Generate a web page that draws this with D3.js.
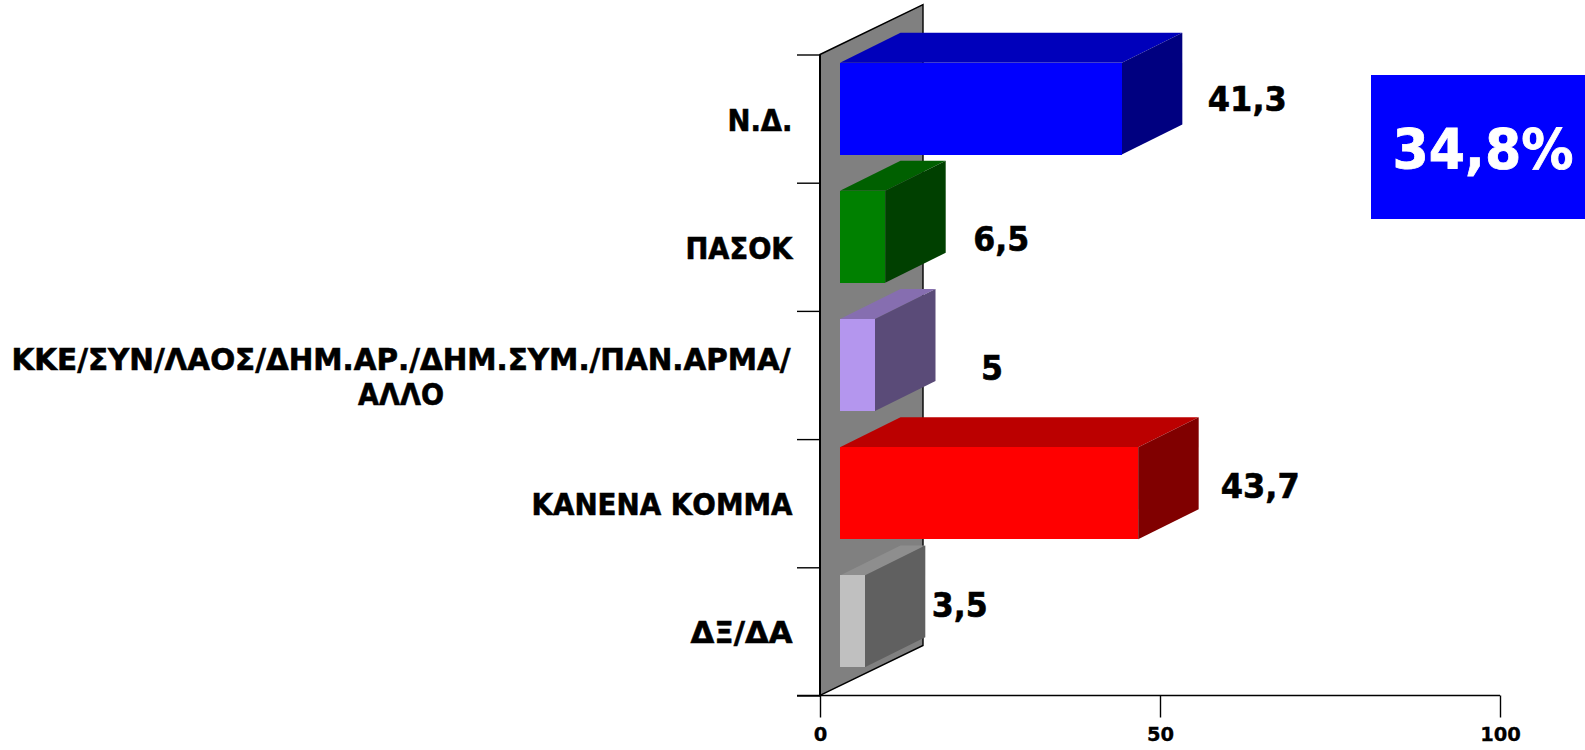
<!DOCTYPE html>
<html>
<head>
<meta charset="utf-8">
<script src="https://d3js.org/d3.v7.min.js"></script>
<style>
body { margin:0; background:#fff; }
text { font-family:"DejaVu Sans"; font-weight:bold; fill:#000; stroke:#000; stroke-width:0.6px; }
</style>
</head>
<body>
<script>
var categories = [["Ν.Δ."], ["ΠΑΣΟΚ"], ["ΚΚΕ/ΣΥΝ/ΛΑΟΣ/ΔΗΜ.ΑΡ./ΔΗΜ.ΣΥΜ./ΠΑΝ.ΑΡΜΑ/", "ΑΛΛΟ"], ["ΚΑΝΕΝΑ ΚΟΜΜΑ"], ["ΔΞ/ΔΑ"]];
var values = [41.3, 6.5, 5, 43.7, 3.5];
var xTicks = [0, 50, 100];
var boxText = "34,8%";

var frontColors = ["#0000ff", "#008000", "#b496ee", "#ff0000", "#c0c0c0"];
var topColors = ["#0000bb", "#006000", "#866eb0", "#bb0000", "#8e8e8e"];
var sideColors = ["#000080", "#004000", "#5a4b78", "#800000", "#606060"];

// hand placed in the original, relative to the end of each bar
var labelDx = [146.5, 137, 138, 143, 116];
var labelY = [111, 251, 380, 498, 617];
var labelLen = [79, 56, 22, 79, 56];
// the original font runs a bit narrower than DejaVu, so fit the widths
var catLen = [[65], [107], [779, 86], [261], [102]];

var width = 1585, height = 750;
var x0 = 820, x1 = 1500, y0 = 54.5, y1 = 695.5;
var wallDx = 103, wallDy = 50;   // depth of the back wall
var barDx = 60.5, barDy = 30;    // depth of a bar
var offX = 20, offY = 10;        // bars sit a little inside the wall

var x = d3.scaleLinear().domain([0, 100]).range([x0, x1]);
var yTick = d3.scaleLinear().domain([0, categories.length]).range([y0, y1]);
var yBar = d3.scaleBand().domain(d3.range(categories.length))
    .range([y0 - offY, y1 - offY])
    .paddingInner(0.283).paddingOuter(0.1415);

var svg = d3.select("body").append("svg")
    .attr("width", width)
    .attr("height", height)
    .style("display", "block");

// back wall
svg.append("polygon")
    .attr("points", [[x0, y0], [x0 + wallDx, y0 - wallDy], [x0 + wallDx, y1 - wallDy], [x0, y1]].join(" "))
    .attr("fill", "#808080")
    .attr("stroke", "#000")
    .attr("stroke-width", 1.4);
svg.append("line").attr("x1", x0).attr("x2", x0).attr("y1", y0).attr("y2", y1)
    .attr("stroke", "#000").attr("stroke-width", 2);

// axes
var xAxis = d3.axisBottom(x).tickValues(xTicks).tickSize(22).tickSizeOuter(0).tickFormat(d3.format("d"));
var gx = svg.append("g").attr("transform", "translate(0," + y1 + ")").call(xAxis);
gx.select(".domain").remove();
gx.selectAll("line").attr("stroke", "#000").attr("stroke-width", 1.4);
gx.selectAll("text").attr("y", 45).attr("dy", null).style("font-size", "19.5px").style("stroke-width", "0.3px");
svg.append("line").attr("x1", x0 - 23).attr("x2", x1).attr("y1", y1).attr("y2", y1)
    .attr("stroke", "#000").attr("stroke-width", 1.4);

var yAxis = d3.axisLeft(yTick).ticks(categories.length).tickSize(23).tickSizeOuter(0).tickFormat("");
var gy = svg.append("g").attr("transform", "translate(" + x0 + ",0)").call(yAxis);
gy.select(".domain").remove();
gy.selectAll("line").attr("stroke", "#000").attr("stroke-width", 1.4);

// bars
var barEnd = function(d) { return x(d) + offX + 1; };
var bar = svg.append("g").selectAll("g")
    .data(values)
    .enter().append("g");

bar.append("polygon")
    .attr("fill", function(d, i) { return topColors[i]; })
    .attr("points", function(d, i) {
        var l = x(0) + offX, r = barEnd(d), t = yBar(i);
        return [[l, t], [l + barDx, t - barDy], [r + barDx, t - barDy], [r, t]].join(" ");
    });
bar.append("polygon")
    .attr("fill", function(d, i) { return sideColors[i]; })
    .attr("points", function(d, i) {
        var r = barEnd(d), t = yBar(i), b = t + yBar.bandwidth();
        return [[r, t], [r + barDx, t - barDy], [r + barDx, b - barDy], [r, b]].join(" ");
    });
bar.append("rect")
    .attr("fill", function(d, i) { return frontColors[i]; })
    .attr("shape-rendering", "crispEdges")
    .attr("x", x(0) + offX)
    .attr("y", function(d, i) { return yBar(i); })
    .attr("width", function(d) { return barEnd(d) - x(0) - offX; })
    .attr("height", yBar.bandwidth());

// value labels
bar.append("text")
    .attr("x", function(d, i) { return x(d) + labelDx[i]; })
    .attr("y", function(d, i) { return labelY[i]; })
    .attr("text-anchor", "middle")
    .attr("textLength", function(d, i) { return labelLen[i]; })
    .attr("lengthAdjust", "spacingAndGlyphs")
    .style("font-size", "34px")
    .text(function(d) { return String(d).replace(".", ","); });

// category labels
var catLabelX = [792.5, 792.5, 401, 792.5, 792.5];
svg.append("g").selectAll("text")
    .data(categories)
    .enter().append("text")
    .attr("text-anchor", function(d) { return d.length > 1 ? "middle" : "end"; })
    .style("font-size", "29.5px")
    .each(function(d, i) {
        var mid = yTick(i + 0.5);
        d3.select(this).selectAll("tspan")
            .data(d)
            .enter().append("tspan")
            .attr("x", catLabelX[i])
            .attr("y", function(s, j) { return mid + 12 + (j - (d.length - 1) / 2) * 35; })
            .attr("textLength", function(s, j) { return catLen[i][j]; })
            .attr("lengthAdjust", "spacingAndGlyphs")
            .text(function(s) { return s; });
    });

// highlighted box
svg.append("rect")
    .attr("x", 1371).attr("y", 75)
    .attr("width", width - 1371).attr("height", 144)
    .attr("fill", "#0000ff");
svg.append("text")
    .attr("x", 1483).attr("y", 168)
    .attr("text-anchor", "middle")
    .attr("textLength", 181)
    .attr("lengthAdjust", "spacingAndGlyphs")
    .style("font-size", "55px")
    .style("fill", "#fff")
    .style("stroke", "#fff")
    .style("stroke-width", "0.8px")
    .text(boxText);
</script>
</body>
</html>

= = = = = = =

» **Aim**
Transcribe all the data word for word; the images stay out.

» **Solution for this exercise**
Generate a web page that draws this with D3.js.
<!DOCTYPE html>
<html>
<head>
<meta charset="utf-8">
<script src="https://d3js.org/d3.v7.min.js"></script>
<style>
body { margin:0; background:#fff; }
text { font-family:"DejaVu Sans"; font-weight:bold; fill:#000; stroke:#000; stroke-width:0.6px; }
</style>
</head>
<body>
<script>
var categories = [["Ν.Δ."], ["ΠΑΣΟΚ"], ["ΚΚΕ/ΣΥΝ/ΛΑΟΣ/ΔΗΜ.ΑΡ./ΔΗΜ.ΣΥΜ./ΠΑΝ.ΑΡΜΑ/", "ΑΛΛΟ"], ["ΚΑΝΕΝΑ ΚΟΜΜΑ"], ["ΔΞ/ΔΑ"]];
var values = [41.3, 6.5, 5, 43.7, 3.5];
var xTicks = [0, 50, 100];
var boxText = "34,8%";

var frontColors = ["#0000ff", "#008000", "#b496ee", "#ff0000", "#c0c0c0"];
var topColors = ["#0000bb", "#006000", "#866eb0", "#bb0000", "#8e8e8e"];
var sideColors = ["#000080", "#004000", "#5a4b78", "#800000", "#606060"];

// hand placed in the original, relative to the end of each bar
var labelDx = [146.5, 137, 138, 143, 116];
var labelY = [111, 251, 380, 498, 617];
var labelLen = [79, 56, 22, 79, 56];
// the original font runs a bit narrower than DejaVu, so fit the widths
var catLen = [[65], [107], [779, 86], [261], [102]];

var width = 1585, height = 750;
var x0 = 820, x1 = 1500, y0 = 54.5, y1 = 695.5;
var wallDx = 103, wallDy = 50;   // depth of the back wall
var barDx = 60.5, barDy = 30;    // depth of a bar
var offX = 20, offY = 10;        // bars sit a little inside the wall

var x = d3.scaleLinear().domain([0, 100]).range([x0, x1]);
var yTick = d3.scaleLinear().domain([0, categories.length]).range([y0, y1]);
var yBar = d3.scaleBand().domain(d3.range(categories.length))
    .range([y0 - offY, y1 - offY])
    .paddingInner(0.283).paddingOuter(0.1415);

var svg = d3.select("body").append("svg")
    .attr("width", width)
    .attr("height", height)
    .style("display", "block");

// back wall
svg.append("polygon")
    .attr("points", [[x0, y0], [x0 + wallDx, y0 - wallDy], [x0 + wallDx, y1 - wallDy], [x0, y1]].join(" "))
    .attr("fill", "#808080")
    .attr("stroke", "#000")
    .attr("stroke-width", 1.4);
svg.append("line").attr("x1", x0).attr("x2", x0).attr("y1", y0).attr("y2", y1)
    .attr("stroke", "#000").attr("stroke-width", 2);

// axes
var xAxis = d3.axisBottom(x).tickValues(xTicks).tickSize(22).tickSizeOuter(0).tickFormat(d3.format("d"));
var gx = svg.append("g").attr("transform", "translate(0," + y1 + ")").call(xAxis);
gx.select(".domain").remove();
gx.selectAll("line").attr("stroke", "#000").attr("stroke-width", 1.4);
gx.selectAll("text").attr("y", 45).attr("dy", null).style("font-size", "19.5px").style("stroke-width", "0.3px");
svg.append("line").attr("x1", x0 - 23).attr("x2", x1).attr("y1", y1).attr("y2", y1)
    .attr("stroke", "#000").attr("stroke-width", 1.4);

var yAxis = d3.axisLeft(yTick).ticks(categories.length).tickSize(23).tickSizeOuter(0).tickFormat("");
var gy = svg.append("g").attr("transform", "translate(" + x0 + ",0)").call(yAxis);
gy.select(".domain").remove();
gy.selectAll("line").attr("stroke", "#000").attr("stroke-width", 1.4);

// bars
var barEnd = function(d) { return x(d) + offX + 1; };
var bar = svg.append("g").selectAll("g")
    .data(values)
    .enter().append("g");

bar.append("polygon")
    .attr("fill", function(d, i) { return topColors[i]; })
    .attr("points", function(d, i) {
        var l = x(0) + offX, r = barEnd(d), t = yBar(i);
        return [[l, t], [l + barDx, t - barDy], [r + barDx, t - barDy], [r, t]].join(" ");
    });
bar.append("polygon")
    .attr("fill", function(d, i) { return sideColors[i]; })
    .attr("points", function(d, i) {
        var r = barEnd(d), t = yBar(i), b = t + yBar.bandwidth();
        return [[r, t], [r + barDx, t - barDy], [r + barDx, b - barDy], [r, b]].join(" ");
    });
bar.append("rect")
    .attr("fill", function(d, i) { return frontColors[i]; })
    .attr("shape-rendering", "crispEdges")
    .attr("x", x(0) + offX)
    .attr("y", function(d, i) { return yBar(i); })
    .attr("width", function(d) { return barEnd(d) - x(0) - offX; })
    .attr("height", yBar.bandwidth());

// value labels
bar.append("text")
    .attr("x", function(d, i) { return x(d) + labelDx[i]; })
    .attr("y", function(d, i) { return labelY[i]; })
    .attr("text-anchor", "middle")
    .attr("textLength", function(d, i) { return labelLen[i]; })
    .attr("lengthAdjust", "spacingAndGlyphs")
    .style("font-size", "34px")
    .text(function(d) { return String(d).replace(".", ","); });

// category labels
var catLabelX = [792.5, 792.5, 401, 792.5, 792.5];
svg.append("g").selectAll("text")
    .data(categories)
    .enter().append("text")
    .attr("text-anchor", function(d) { return d.length > 1 ? "middle" : "end"; })
    .style("font-size", "29.5px")
    .each(function(d, i) {
        var mid = yTick(i + 0.5);
        d3.select(this).selectAll("tspan")
            .data(d)
            .enter().append("tspan")
            .attr("x", catLabelX[i])
            .attr("y", function(s, j) { return mid + 12 + (j - (d.length - 1) / 2) * 35; })
            .attr("textLength", function(s, j) { return catLen[i][j]; })
            .attr("lengthAdjust", "spacingAndGlyphs")
            .text(function(s) { return s; });
    });

// highlighted box
svg.append("rect")
    .attr("x", 1371).attr("y", 75)
    .attr("width", width - 1371).attr("height", 144)
    .attr("fill", "#0000ff");
svg.append("text")
    .attr("x", 1483).attr("y", 168)
    .attr("text-anchor", "middle")
    .attr("textLength", 181)
    .attr("lengthAdjust", "spacingAndGlyphs")
    .style("font-size", "55px")
    .style("fill", "#fff")
    .style("stroke", "#fff")
    .style("stroke-width", "0.8px")
    .text(boxText);
</script>
</body>
</html>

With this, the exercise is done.